Oh dear, it's small wonder foreign tourists get lost in this strange country of ours. 
So I left Appledore heading towards the Isle of Oxney. Of course, it was an island once, but since the draining of the marshes etc., it is no more.
I don't see any signposts for Stone-in-Oxney, but I do come across a few with just 'Stone' written on them. I figure they must just be saving the cost of bigger signs, and that it's where I'm  heading for.
Didn't think I'd find Stone-in-Oxney .........but that's because the village actually lies within the parish of Stone-Cum-Ebony! This confusion is why the signs just say Stone.............

Just to confuse you further:.................


Here is Stone in/cum/green/Ebony/Oxney. If having five variations of the village name in one street isn't bad enough,  Ebony church, which is now called the church of St. Mary the Virgin, Tenterden..............yes, really,  .....................is actually in the hamlet of Reading Street, 3.8 miles from Stone, and 3.5 miles from Tenterden! 


It's a pretty church, surrounded by some lovely tudor houses.  It was rebuilt following a serious fire in 1464, and little of any earlier building survives. There is conjecture that St Mary’s stands on the site of a Roman Mithraic temple, although the earliest record of a church here is a document, held at the Dean and Chapter, Canterbury Cathedral, dated 1265. The first recorded vicar of the 13th century church is one Thomas de Maydenston who served from 1287.

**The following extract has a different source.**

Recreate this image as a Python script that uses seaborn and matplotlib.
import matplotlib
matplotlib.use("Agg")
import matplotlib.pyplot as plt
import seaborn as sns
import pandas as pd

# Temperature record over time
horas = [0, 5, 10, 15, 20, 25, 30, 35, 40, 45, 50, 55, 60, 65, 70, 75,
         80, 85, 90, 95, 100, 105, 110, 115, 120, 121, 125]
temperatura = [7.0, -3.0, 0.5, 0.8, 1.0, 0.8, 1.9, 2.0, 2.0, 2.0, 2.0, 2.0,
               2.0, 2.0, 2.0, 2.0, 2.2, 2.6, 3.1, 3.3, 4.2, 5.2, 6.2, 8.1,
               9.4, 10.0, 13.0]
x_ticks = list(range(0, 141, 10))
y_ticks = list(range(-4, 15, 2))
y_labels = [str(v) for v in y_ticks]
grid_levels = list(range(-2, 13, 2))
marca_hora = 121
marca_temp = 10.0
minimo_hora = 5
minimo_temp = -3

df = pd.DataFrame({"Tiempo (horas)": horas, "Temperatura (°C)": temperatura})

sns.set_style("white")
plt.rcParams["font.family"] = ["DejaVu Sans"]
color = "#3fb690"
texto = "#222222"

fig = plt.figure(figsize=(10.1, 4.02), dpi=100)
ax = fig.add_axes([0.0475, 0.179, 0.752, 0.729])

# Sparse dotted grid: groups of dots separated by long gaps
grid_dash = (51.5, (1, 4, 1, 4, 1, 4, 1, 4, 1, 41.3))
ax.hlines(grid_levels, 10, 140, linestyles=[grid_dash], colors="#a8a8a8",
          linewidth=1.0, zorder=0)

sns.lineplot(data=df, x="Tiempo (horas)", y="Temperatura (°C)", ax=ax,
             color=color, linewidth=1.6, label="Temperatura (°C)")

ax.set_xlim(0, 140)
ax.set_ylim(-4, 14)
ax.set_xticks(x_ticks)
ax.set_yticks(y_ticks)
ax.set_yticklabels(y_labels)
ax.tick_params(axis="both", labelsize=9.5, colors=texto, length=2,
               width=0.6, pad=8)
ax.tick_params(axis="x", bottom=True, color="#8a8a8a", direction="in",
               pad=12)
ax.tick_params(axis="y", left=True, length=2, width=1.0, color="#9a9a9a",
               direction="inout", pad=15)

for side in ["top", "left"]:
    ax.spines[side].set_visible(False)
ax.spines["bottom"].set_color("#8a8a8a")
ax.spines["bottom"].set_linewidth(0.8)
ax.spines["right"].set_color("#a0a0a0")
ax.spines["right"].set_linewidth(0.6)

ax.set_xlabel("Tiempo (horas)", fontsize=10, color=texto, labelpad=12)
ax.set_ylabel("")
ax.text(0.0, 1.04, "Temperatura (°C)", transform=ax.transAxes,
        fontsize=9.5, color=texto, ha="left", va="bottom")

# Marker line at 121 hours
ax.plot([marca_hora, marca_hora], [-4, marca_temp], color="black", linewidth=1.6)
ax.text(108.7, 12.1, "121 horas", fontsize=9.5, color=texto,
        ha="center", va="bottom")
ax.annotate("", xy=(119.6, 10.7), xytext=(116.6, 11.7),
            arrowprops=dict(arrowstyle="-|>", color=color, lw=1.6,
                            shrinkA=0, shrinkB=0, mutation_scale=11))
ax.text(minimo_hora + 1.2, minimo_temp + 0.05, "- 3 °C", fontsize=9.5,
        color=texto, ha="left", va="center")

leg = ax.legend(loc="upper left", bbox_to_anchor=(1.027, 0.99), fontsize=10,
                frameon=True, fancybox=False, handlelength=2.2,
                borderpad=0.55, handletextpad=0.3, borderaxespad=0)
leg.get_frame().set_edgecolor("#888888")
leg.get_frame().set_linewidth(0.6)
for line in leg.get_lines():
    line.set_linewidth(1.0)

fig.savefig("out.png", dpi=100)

commemorative shrubbery planted in honour of the Festival of Britain in 1951
The church is dedicated to St. Mary the Virgin.


lovely Tudor house skirting the churchyard




This is a Roman Mithraic altar, that was being used as a horse mounting block at the nearby Ferry Inn for many years, before being moved to the vicarage garden, and from there to St Mary’s.
It is 3ft 4ins tall, has a hollowed out top like a basin, and the carved figure of a bull, halfway down on the side. It is made from Kentish ragstone, probably quarried near Hythe where the Romans built Stutfall Castle and the harbour at Port Lemanus, on the old course of the River Rother, then known as the Limen. A straightforward journey along the navigable Limen would have brought the stone to Oxney.

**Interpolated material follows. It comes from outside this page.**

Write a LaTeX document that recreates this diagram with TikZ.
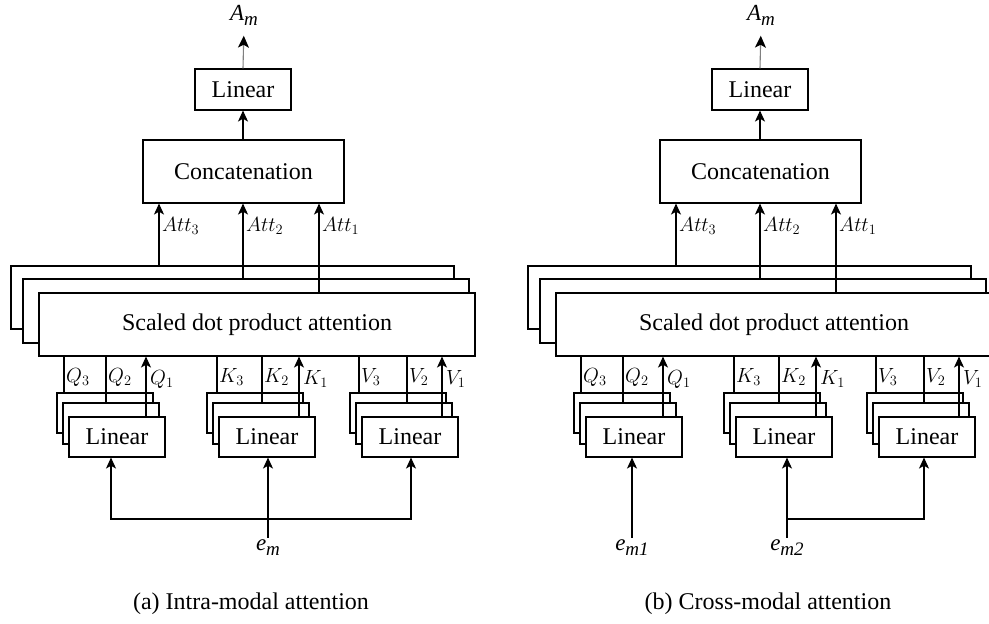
\RequirePackage{fix-cm}
\documentclass[tikz,border=0pt]{standalone}
\usepackage{fontspec}
\setmainfont{Liberation Serif}
\usetikzlibrary{arrows.meta}

% lowered italic subscript for the serif variable labels
\newcommand\lowsub[1]{\raisebox{-0.24em}{\fontsize{19}{19}\selectfont\itshape #1}}

\tikzset{
  wire/.style={line width=1.1pt, draw=black},
  arr/.style={wire, -{Stealth[length=11pt,width=10pt,inset=2.8pt]}},
  greyarr/.style={line width=1.1pt, draw=black!50,
    -{Stealth[length=12pt,width=11pt,inset=3pt,color=black,fill=black]}},
  blkstyle/.style={draw, line width=1.1pt, fill=white, inner sep=0pt,
    font=\fontsize{24}{28}\selectfont},
  mlabel/.style={inner sep=0pt, anchor=west, font=\fontsize{20.5}{24}\selectfont},
  varlabel/.style={inner sep=0pt, anchor=base, font=\fontsize{23}{26}\selectfont\itshape},
  caption/.style={inner sep=0pt, font=\fontsize{24}{28}\selectfont},
}

% box given by its corners: name, x1, y1, x2, y2, text
\newcommand\blk[6]{%
  \node[blkstyle, minimum width={((#4)-(#2))*1pt}, minimum height={((#5)-(#3))*1pt}]
    (#1) at ({((#2)+(#4))/2},{((#3)+(#5))/2}) {#6};}

% the multi-head attention block shared by both panels
\newcommand\attpanel{%
  \node[varlabel] (out) at (244,20) {A\lowsub{m}};
  \blk{lin}{195}{69}{291}{110}{Linear}
  \blk{cat}{143}{140}{344}{203}{Concatenation}
  \blk{sdA}{11}{266}{454}{329}{}
  \blk{sdB}{23}{279}{469}{343}{}
  \blk{sdC}{39}{293}{475}{356}{Scaled dot product attention}
  \draw[greyarr, shorten >=10pt] (lin.north) -- (out.south);
  \draw[arr] (cat.north -| lin.south) -- (lin.south);
  \foreach \x/\b/\i in {159/sdA/3, 243/sdB/2, 319/sdC/1} {
    \draw[arr] (\b.north -| \x,0) -- (cat.south -| \x,0);
    \node[mlabel] at (\x+3,226) {$Att_{\i}$};
  }
  \foreach \n/\dx/\la/\lb/\lc/\L in
      {q/0/64/106/146/Q, k/150/217/262/299/K, v/293/359/407/442/V} {
    \blk{\n A}{57+\dx}{393}{153+\dx}{433}{}
    \blk{\n B}{63+\dx}{403}{159+\dx}{444}{}
    \blk{\n C}{69+\dx}{417}{165+\dx}{457}{Linear}
    \draw[wire] (\n A.north -| \la,0) -- (sdC.south -| \la,0);
    \draw[wire] (\n B.north -| \lb,0) -- (sdC.south -| \lb,0);
    \draw[arr]  (\n C.north -| \lc,0) -- (sdC.south -| \lc,0);
    \node[mlabel] at (\la+2,377) {$\L_3$};
    \node[mlabel] at (\lb+2,377) {$\L_2$};
    \node[mlabel] at (\lc+4,379) {$\L_1$};
  }
}

\begin{document}
\begin{tikzpicture}[x=1pt,y=-1pt]
  \useasboundingbox (0,0) rectangle (989,624);

  % (a) intra-modal attention
  \attpanel
  \node[varlabel] (em) at (268,550) {e\lowsub{m}};
  \coordinate (jl) at (111,519);
  \coordinate (jr) at (411,519);
  \draw[arr, shorten <=1pt] (em.north) -- (em.north |- kC.south);
  \draw[arr] (jr) -- (jl) -- (jl |- qC.south);
  \draw[arr] (jl) -- (jr) -- (jr |- vC.south);
  \node[caption] (capa) at (251,604) {(a) Intra-modal attention};

  % (b) cross-modal attention
  \begin{scope}[xshift=517pt, name prefix=b-]
    \attpanel
  \end{scope}
  \node[varlabel] (em1) at (632,550) {e\lowsub{m1}};
  \node[varlabel] (em2) at (787,550) {e\lowsub{m2}};
  \coordinate (jb) at (787,519);
  \coordinate (jbr) at (924,519);
  \draw[arr, shorten <=1pt] (em1.north) -- (em1.north |- b-qC.south);
  \draw[arr, shorten <=1pt] (em2.north) -- (em2.north |- b-kC.south);
  \draw[arr] (jb) -- (jbr) -- (jbr |- b-vC.south);
  \node[caption] (capb) at (768,604) {(b) Cross-modal attention};
\end{tikzpicture}
\end{document}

Mithraism, the worship of Mithra, the Iranian god of the sun, justice, contract, and war in pre-Zoroastrian Iran. Known as Mithras in the Roman Empire during the 2nd and 3rd centuries ce, this deity was honoured as the patron of loyalty to the emperor.




Until the nineteenth century the north chapel, separated from the church by a medieval screen, was the village school.